At the Daily Beast, Eli Lake introduces another iteration of this knee-jerk opposition to diplomacy with Iran. His argument is that the Iranians have gotten better at doing things in secret, so if they try to build a bomb, we’ll have a harder time detecting it.

…the Iranians have gotten better at hiding their tracks, according to some current and retired United States intelligence officers who say it could prove very difficult for the world to catch Iran again if it tries to build a nuclear weapon in secret.

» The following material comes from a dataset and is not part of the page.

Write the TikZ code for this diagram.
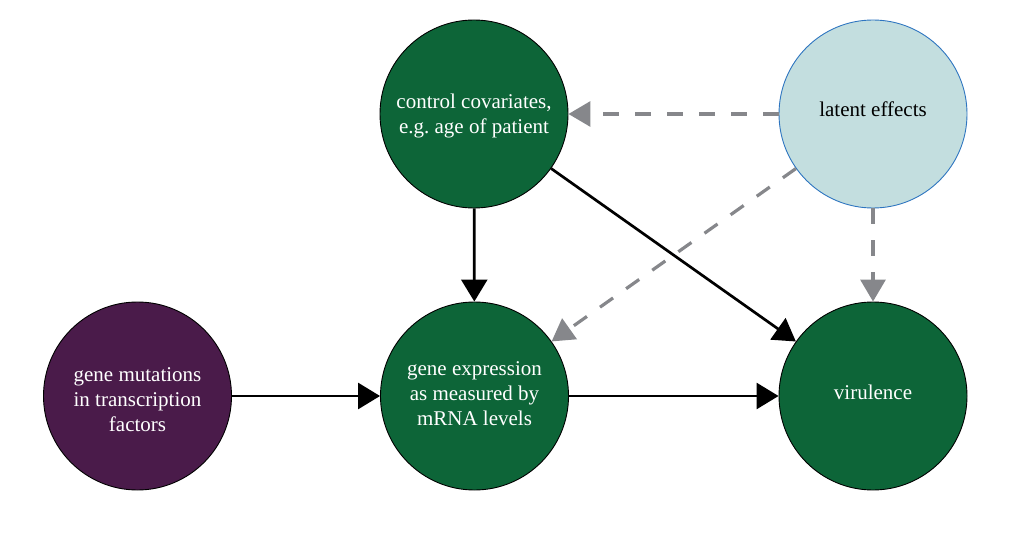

Since 2009, when the second uranium enrichment facility was revealed in Qom, Iran has taken several steps to better conceal a weapons program, these people say. It has beefed up security of its cyber networks, for example, after the Stuxnet computer worm infected computers in Iran’s largest uranium enrichment site. Its Revolutionary Guard has also established a cyber warfare command. The division’s commander died mysteriously earlier this month.

Iran has also improved security procedures for protecting personnel in its nuclear program, following a string of attacks on its scientists, allegedly by Israel.

That’s his lede. Not exactly a block-buster gotcha on Iran’s nuclear program.

There is a different way to describe Lake’s opening paragraphs. It would go something like this: “In response to repeated U.S. efforts at espionage, Iran has tried to impede American spying efforts.” Or, “In response to a cyberwarfare attack by the U.S. widely considered to be illegal, Iran has tried to beef up the security of its cyber networks.” Or, “In response to repeated terrorist attacks against Iranian scientists, Iran has tried to improve protection of these personnel.”